*SUPPLIED DATA:*
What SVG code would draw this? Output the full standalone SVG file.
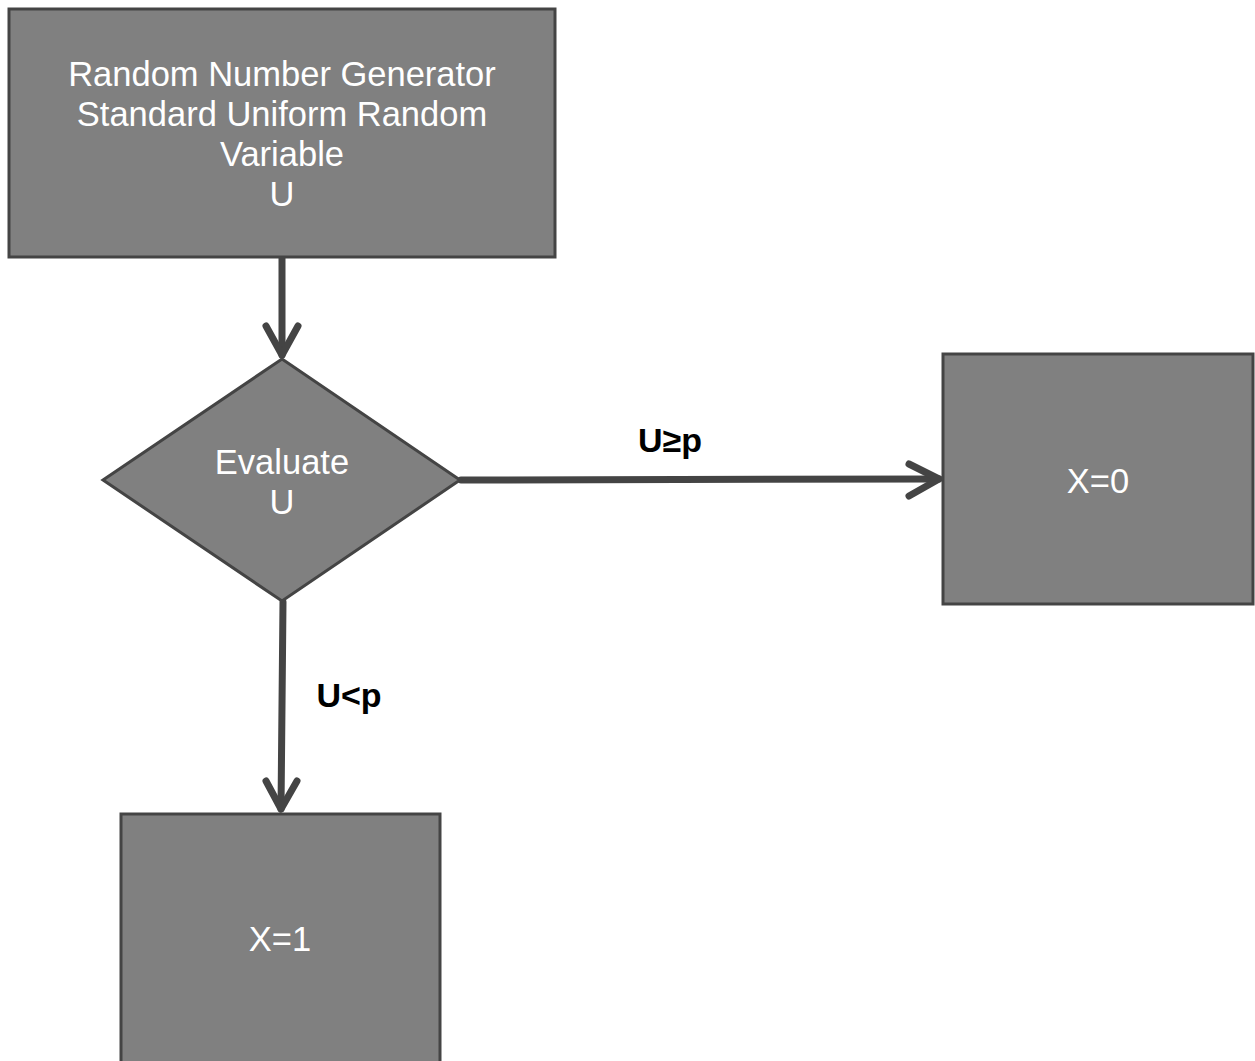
<svg xmlns="http://www.w3.org/2000/svg" width="1255" height="1061" viewBox="0 0 1255 1061">
<style>
.node{fill:#808080;stroke:#444444;stroke-width:3}
.nt{fill:#ffffff;font-family:"Liberation Sans",Arial,sans-serif;font-size:34.5px;text-anchor:middle}
.conn{stroke:#444444;stroke-width:7;fill:none;stroke-linecap:round;stroke-linejoin:round}
.lbl{fill:#000000;font-family:"Liberation Sans",Arial,sans-serif;font-size:34px;font-weight:bold;text-anchor:middle}
</style>
<rect width="1255" height="1061" fill="#ffffff"/>
<g id="connectors">
<path class="conn" d="M282 258 L282 355"/>
<path class="conn" d="M266 326 L282 355 L298 326"/>
<path class="conn" d="M461 480 L939 479"/>
<path class="conn" d="M909 464 L939 479 L909 496"/>
<path class="conn" d="M283 602 L281 809"/>
<path class="conn" d="M266 781 L281 809 L297 781"/>
<text class="lbl" x="670" y="452">U≥p</text>
<text class="lbl" x="349" y="707">U&lt;p</text>
</g>
<g id="rng">
<rect class="node" x="9" y="9" width="546" height="248"/>
<text class="nt" x="282" y="86">Random Number Generator</text>
<text class="nt" x="282" y="126">Standard Uniform Random</text>
<text class="nt" x="282" y="166">Variable</text>
<text class="nt" x="282" y="206">U</text>
</g>
<g id="evaluate">
<polygon class="node" points="282,359 460,480 282,601 103,480"/>
<text class="nt" x="282" y="474">Evaluate</text>
<text class="nt" x="282" y="514">U</text>
</g>
<g id="x0">
<rect class="node" x="943" y="354" width="310" height="250"/>
<text class="nt" x="1098" y="493">X=0</text>
</g>
<g id="x1">
<rect class="node" x="121" y="814" width="319" height="260"/>
<text class="nt" x="280" y="951">X=1</text>
</g>
</svg>
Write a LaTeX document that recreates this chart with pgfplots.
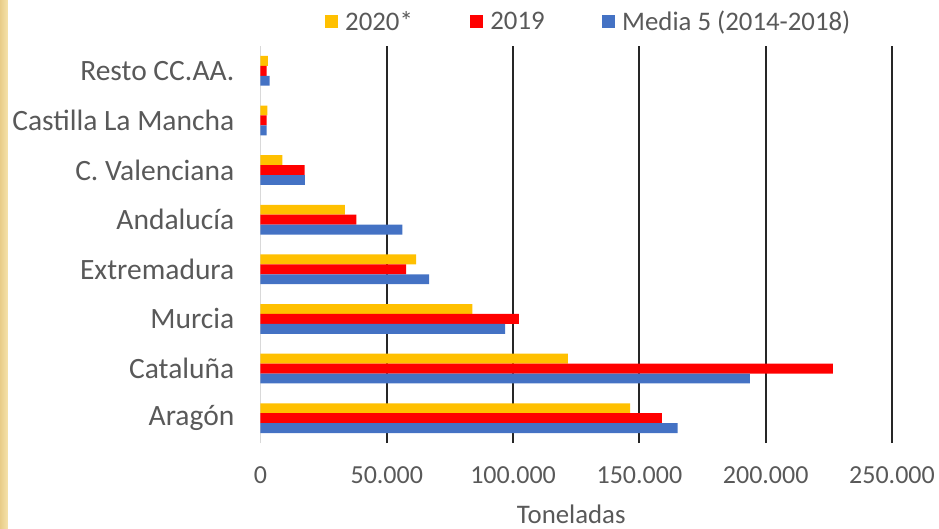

*TASK PROMPT:* Restate the records word for word, omitting images.

*TASK OUTPUT:*
What SVG code would draw this? Output the full standalone SVG file.
<svg xmlns="http://www.w3.org/2000/svg" width="1255" height="1061" viewBox="0 0 1255 1061">
<style>
.node{fill:#808080;stroke:#444444;stroke-width:3}
.nt{fill:#ffffff;font-family:"Liberation Sans",Arial,sans-serif;font-size:34.5px;text-anchor:middle}
.conn{stroke:#444444;stroke-width:7;fill:none;stroke-linecap:round;stroke-linejoin:round}
.lbl{fill:#000000;font-family:"Liberation Sans",Arial,sans-serif;font-size:34px;font-weight:bold;text-anchor:middle}
</style>
<rect width="1255" height="1061" fill="#ffffff"/>
<g id="connectors">
<path class="conn" d="M282 258 L282 355"/>
<path class="conn" d="M266 326 L282 355 L298 326"/>
<path class="conn" d="M461 480 L939 479"/>
<path class="conn" d="M909 464 L939 479 L909 496"/>
<path class="conn" d="M283 602 L281 809"/>
<path class="conn" d="M266 781 L281 809 L297 781"/>
<text class="lbl" x="670" y="452">U≥p</text>
<text class="lbl" x="349" y="707">U&lt;p</text>
</g>
<g id="rng">
<rect class="node" x="9" y="9" width="546" height="248"/>
<text class="nt" x="282" y="86">Random Number Generator</text>
<text class="nt" x="282" y="126">Standard Uniform Random</text>
<text class="nt" x="282" y="166">Variable</text>
<text class="nt" x="282" y="206">U</text>
</g>
<g id="evaluate">
<polygon class="node" points="282,359 460,480 282,601 103,480"/>
<text class="nt" x="282" y="474">Evaluate</text>
<text class="nt" x="282" y="514">U</text>
</g>
<g id="x0">
<rect class="node" x="943" y="354" width="310" height="250"/>
<text class="nt" x="1098" y="493">X=0</text>
</g>
<g id="x1">
<rect class="node" x="121" y="814" width="319" height="260"/>
<text class="nt" x="280" y="951">X=1</text>
</g>
</svg>
Write a LaTeX document that recreates this chart with pgfplots.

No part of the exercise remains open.